__TASK TO CARRY OUT__: The material below should be written out in full and exactly; pictures stay out of the copy.

__SOURCE DATA__:
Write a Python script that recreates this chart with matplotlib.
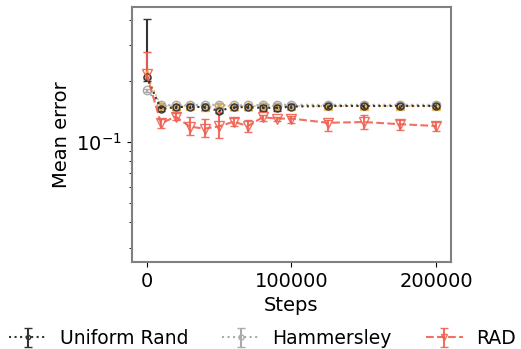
import numpy as np
import matplotlib
matplotlib.use("Agg")
import matplotlib.pyplot as plt

steps = [0, 10000, 20000, 30000, 40000, 50000, 60000, 70000, 80000, 90000,
         100000, 125000, 150000, 175000, 200000]

# Uniform Rand (black dotted)
uni_mean = [0.209, 0.145, 0.148, 0.149, 0.148, 0.142, 0.148, 0.148, 0.147, 0.147,
            0.149, 0.150, 0.150, 0.150, 0.150]
uni_lo = [0.01, 0.004, 0.004, 0.004, 0.004, 0.003, 0.004, 0.004, 0.005, 0.005,
          0.004, 0.004, 0.004, 0.004, 0.004]
uni_hi = [0.194, 0.004, 0.004, 0.004, 0.004, 0.003, 0.004, 0.004, 0.005, 0.005,
          0.004, 0.004, 0.004, 0.004, 0.004]

# Hammersley (grey dotted)
ham_mean = [0.179, 0.152, 0.151, 0.152, 0.152, 0.152, 0.151, 0.151, 0.152, 0.152,
            0.152, 0.152, 0.152, 0.152, 0.152]
ham_err = [0.004, 0.003, 0.003, 0.003, 0.003, 0.003, 0.003, 0.003, 0.003, 0.003,
           0.003, 0.003, 0.003, 0.003, 0.003]

# extra orange series
ora_mean = [0.215, 0.150, 0.150, 0.150, 0.148, 0.150, 0.150, 0.150, 0.150, 0.150,
            0.150, 0.150, 0.150, 0.150, 0.150]
ora_lo = [0.01, 0.004, 0.004, 0.004, 0.004, 0.004, 0.004, 0.004, 0.004, 0.004,
          0.004, 0.004, 0.004, 0.004, 0.004]
ora_hi = [0.061, 0.004, 0.004, 0.004, 0.004, 0.004, 0.004, 0.004, 0.004, 0.004,
          0.004, 0.004, 0.004, 0.004, 0.004]

# RAD (red dashed)
rad_mean = [0.216, 0.123, 0.133, 0.1186, 0.116, 0.119, 0.1255, 0.1195, 0.132, 0.130,
            0.130, 0.124, 0.125, 0.122, 0.1195]
rad_lo = [0.01, 0.006, 0.005, 0.011, 0.010, 0.0145, 0.006, 0.008, 0.005, 0.004,
          0.007, 0.011, 0.009, 0.008, 0.007]
rad_hi = [0.060, 0.006, 0.005, 0.0135, 0.014, 0.0215, 0.006, 0.009, 0.003, 0.003,
          0.004, 0.004, 0.010, 0.006, 0.005]

plt.rcParams['font.size'] = 14
fig = plt.figure(figsize=(5.21, 3.49), dpi=100)
ax = fig.add_axes([0.2534, 0.2493, 0.6122, 0.7307])

ax.errorbar(steps, ora_mean, yerr=[ora_lo, ora_hi], color='#f5a623', ls=':',
            marker='^', ms=6, mfc='none', capsize=3, alpha=0.8, lw=1.2)
ax.errorbar(steps, ham_mean, yerr=ham_err, color='#aaaaaa', ls=':', marker='o',
            ms=6, mfc='none', capsize=3, lw=1.5, label='Hammersley')
ax.errorbar(steps, uni_mean, yerr=[uni_lo, uni_hi], color='#333333', ls=':',
            marker='o', ms=5, mfc='none', capsize=3, lw=1.5, label='Uniform Rand')
ax.errorbar(steps, rad_mean, yerr=[rad_lo, rad_hi], color='#f06050', ls='--',
            marker='v', ms=7, mfc='none', capsize=3, lw=1.5, alpha=0.9, label='RAD')

ax.set_yscale('log')
ax.set_ylim(0.0255, 0.462)
ax.set_xlim(-10000, 210000)
ax.set_xticks([0, 100000, 200000])
ax.set_xlabel('Steps')
ax.set_ylabel('Mean error')
for s in ax.spines.values():
    s.set_color('#808080')
    s.set_linewidth(1.5)

h, l = ax.get_legend_handles_labels()
order = [1, 0, 2]
fig.legend([h[i] for i in order], [l[i] for i in order], loc='lower left',
           bbox_to_anchor=(-0.015, -0.045), ncol=3, frameon=False,
           handlelength=2.0, handletextpad=0.7, columnspacing=1.8,
           markerscale=0.6, fontsize=13.5)

fig.savefig('out.png', dpi=100)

__COMPLETED EXERCISE__:
Write a Python script that recreates this chart with matplotlib.
import numpy as np
import matplotlib
matplotlib.use("Agg")
import matplotlib.pyplot as plt

steps = [0, 10000, 20000, 30000, 40000, 50000, 60000, 70000, 80000, 90000,
         100000, 125000, 150000, 175000, 200000]

# Uniform Rand (black dotted)
uni_mean = [0.209, 0.145, 0.148, 0.149, 0.148, 0.142, 0.148, 0.148, 0.147, 0.147,
            0.149, 0.150, 0.150, 0.150, 0.150]
uni_lo = [0.01, 0.004, 0.004, 0.004, 0.004, 0.003, 0.004, 0.004, 0.005, 0.005,
          0.004, 0.004, 0.004, 0.004, 0.004]
uni_hi = [0.194, 0.004, 0.004, 0.004, 0.004, 0.003, 0.004, 0.004, 0.005, 0.005,
          0.004, 0.004, 0.004, 0.004, 0.004]

# Hammersley (grey dotted)
ham_mean = [0.179, 0.152, 0.151, 0.152, 0.152, 0.152, 0.151, 0.151, 0.152, 0.152,
            0.152, 0.152, 0.152, 0.152, 0.152]
ham_err = [0.004, 0.003, 0.003, 0.003, 0.003, 0.003, 0.003, 0.003, 0.003, 0.003,
           0.003, 0.003, 0.003, 0.003, 0.003]

# extra orange series
ora_mean = [0.215, 0.150, 0.150, 0.150, 0.148, 0.150, 0.150, 0.150, 0.150, 0.150,
            0.150, 0.150, 0.150, 0.150, 0.150]
ora_lo = [0.01, 0.004, 0.004, 0.004, 0.004, 0.004, 0.004, 0.004, 0.004, 0.004,
          0.004, 0.004, 0.004, 0.004, 0.004]
ora_hi = [0.061, 0.004, 0.004, 0.004, 0.004, 0.004, 0.004, 0.004, 0.004, 0.004,
          0.004, 0.004, 0.004, 0.004, 0.004]

# RAD (red dashed)
rad_mean = [0.216, 0.123, 0.133, 0.1186, 0.116, 0.119, 0.1255, 0.1195, 0.132, 0.130,
            0.130, 0.124, 0.125, 0.122, 0.1195]
rad_lo = [0.01, 0.006, 0.005, 0.011, 0.010, 0.0145, 0.006, 0.008, 0.005, 0.004,
          0.007, 0.011, 0.009, 0.008, 0.007]
rad_hi = [0.060, 0.006, 0.005, 0.0135, 0.014, 0.0215, 0.006, 0.009, 0.003, 0.003,
          0.004, 0.004, 0.010, 0.006, 0.005]

plt.rcParams['font.size'] = 14
fig = plt.figure(figsize=(5.21, 3.49), dpi=100)
ax = fig.add_axes([0.2534, 0.2493, 0.6122, 0.7307])

ax.errorbar(steps, ora_mean, yerr=[ora_lo, ora_hi], color='#f5a623', ls=':',
            marker='^', ms=6, mfc='none', capsize=3, alpha=0.8, lw=1.2)
ax.errorbar(steps, ham_mean, yerr=ham_err, color='#aaaaaa', ls=':', marker='o',
            ms=6, mfc='none', capsize=3, lw=1.5, label='Hammersley')
ax.errorbar(steps, uni_mean, yerr=[uni_lo, uni_hi], color='#333333', ls=':',
            marker='o', ms=5, mfc='none', capsize=3, lw=1.5, label='Uniform Rand')
ax.errorbar(steps, rad_mean, yerr=[rad_lo, rad_hi], color='#f06050', ls='--',
            marker='v', ms=7, mfc='none', capsize=3, lw=1.5, alpha=0.9, label='RAD')

ax.set_yscale('log')
ax.set_ylim(0.0255, 0.462)
ax.set_xlim(-10000, 210000)
ax.set_xticks([0, 100000, 200000])
ax.set_xlabel('Steps')
ax.set_ylabel('Mean error')
for s in ax.spines.values():
    s.set_color('#808080')
    s.set_linewidth(1.5)

h, l = ax.get_legend_handles_labels()
order = [1, 0, 2]
fig.legend([h[i] for i in order], [l[i] for i in order], loc='lower left',
           bbox_to_anchor=(-0.015, -0.045), ncol=3, frameon=False,
           handlelength=2.0, handletextpad=0.7, columnspacing=1.8,
           markerscale=0.6, fontsize=13.5)

fig.savefig('out.png', dpi=100)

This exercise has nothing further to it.